Currently, said Dodd, there are many misconceptions around DCI vendor lock-in, performance penalties, and whether DCI will sort of happen on its own.
“A lot of people are very much worried about vendor lock-in. You’ll hear a lot about, “Oh, I have a composable infrastructure,” but then they’ll say, and “I have a midplane, or I have a backplane and thou shalt only have stuff to fit into my mid plane, or backplane.” That creates vendor lock-in. And there is this concept of a tax, as in performance penalty associated with it by going through another midplane, another set of chipsets, another translation that goes on in there and that just adds latency. Latency overall is the big killer. It’s not the bandwidth, it’s the latency, latency, latency.
“[Another misbelief] is that composability is going to happen on its own, it’s going to have the Darwin effect; if we’ve gone from a converged infrastructure to hyperconverged infrastructure, [then] composability will naturally come out of that. It’ll happen on its own. Wrong, that is not going to happen. It has to be actually thought [through], because there is a lot of software needed to help make software-defined datacenter [actually become] software defined. Another misconception is you have to be close: you know, the memory must stick right next to the processor. The GPU must be really close and in the same box as the processor, the FPGA, or the persistent memory. Or you need the smart NIC sitting right next to the box. That is completely wrong. Within reason today I can disaggregate things up to about 30 meters, and still maintain the same performance characteristics. Now, that is a game changer.”

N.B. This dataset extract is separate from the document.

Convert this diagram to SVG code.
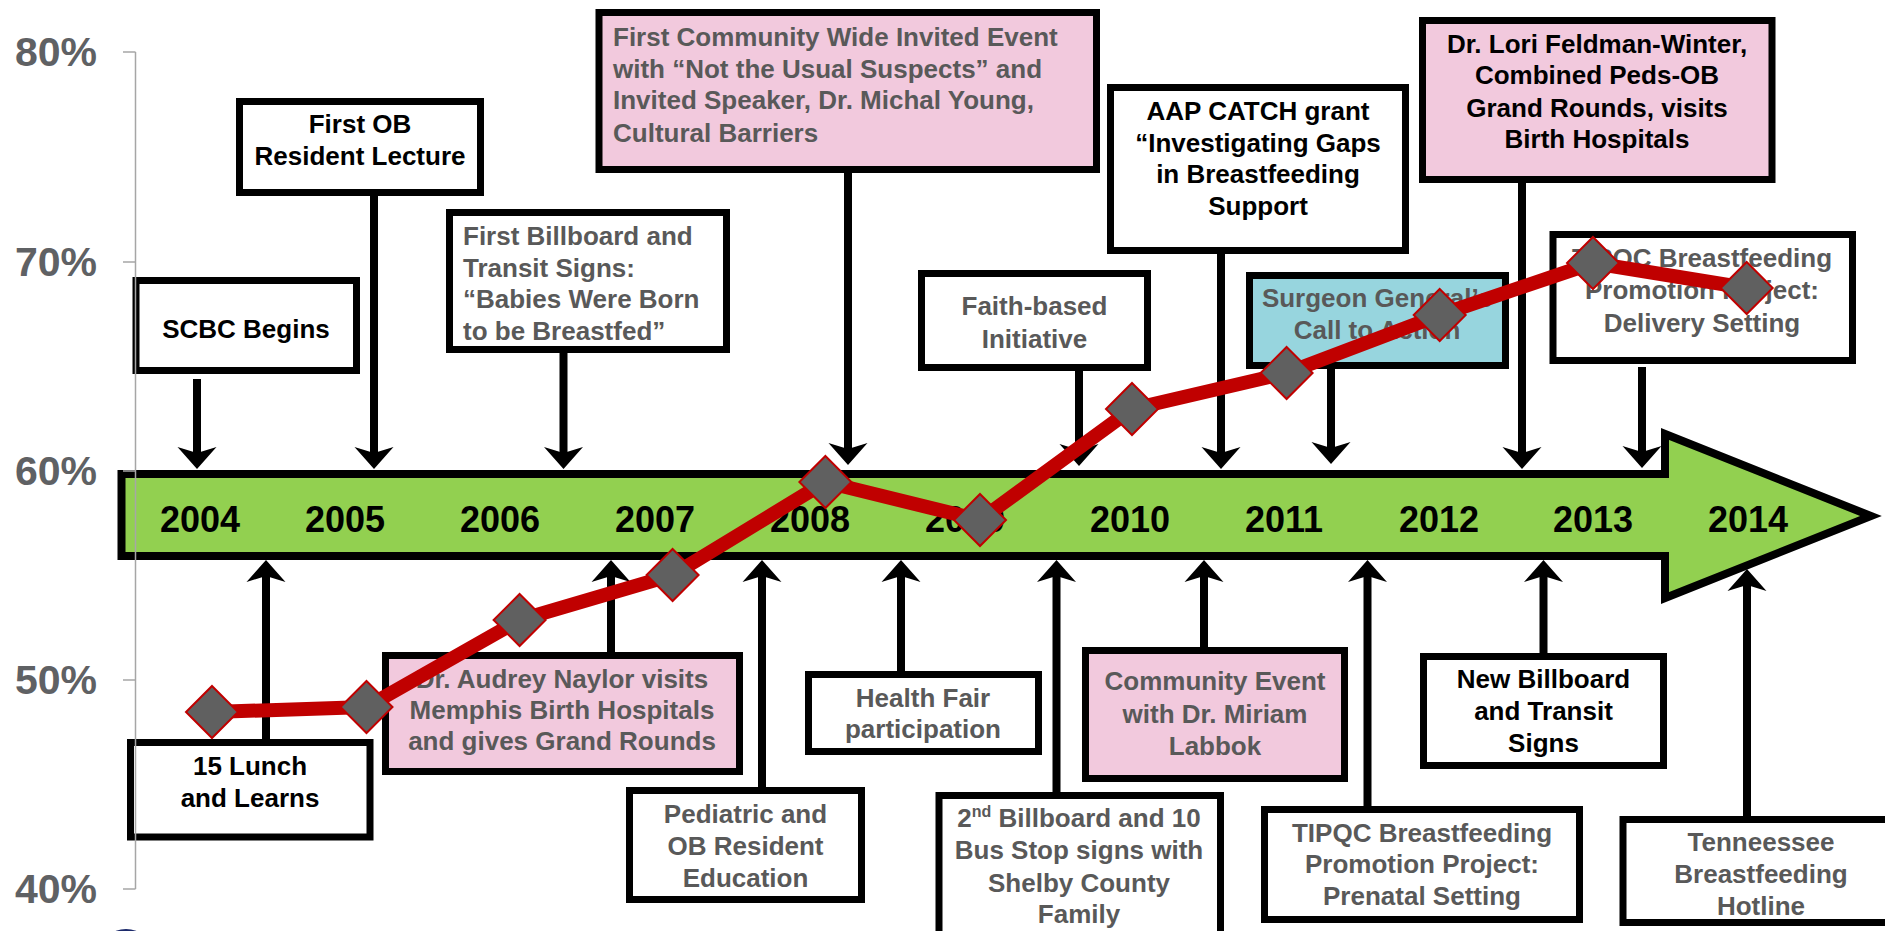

One important issue, said Dodd, was the tendency of the HPC community to think of itself as defined by workloads; today that is anachronistic, he suggested. What matters more, he argued, is workflow because it directly influences latency. Disaggregating resources in the manner described he says will drive down latency and drive up HPC utilization.
There was certainly a product pitch element to Dodd’s presentation and not too much detail. That said, it was fascinating and he was quick to emphasize that the GigaIO technology he was using as an example was based on open standards including Redfish and PCIe. Others will certainly develop their own version of DCI technology. Indeed Liqid’s composable architecture creates a flexible shared resource pool over the PCIe bus.
“This allows you to take almost any of these nodes and make some of the resources available to other node types in the system via the PCIe switch,” said George Moncrief, chief technologist at ERDC’s DoD Supercomputing Resource Center (DSRC), in an interview with HPCwire.
It will be interesting to watch how DCI writ large develops.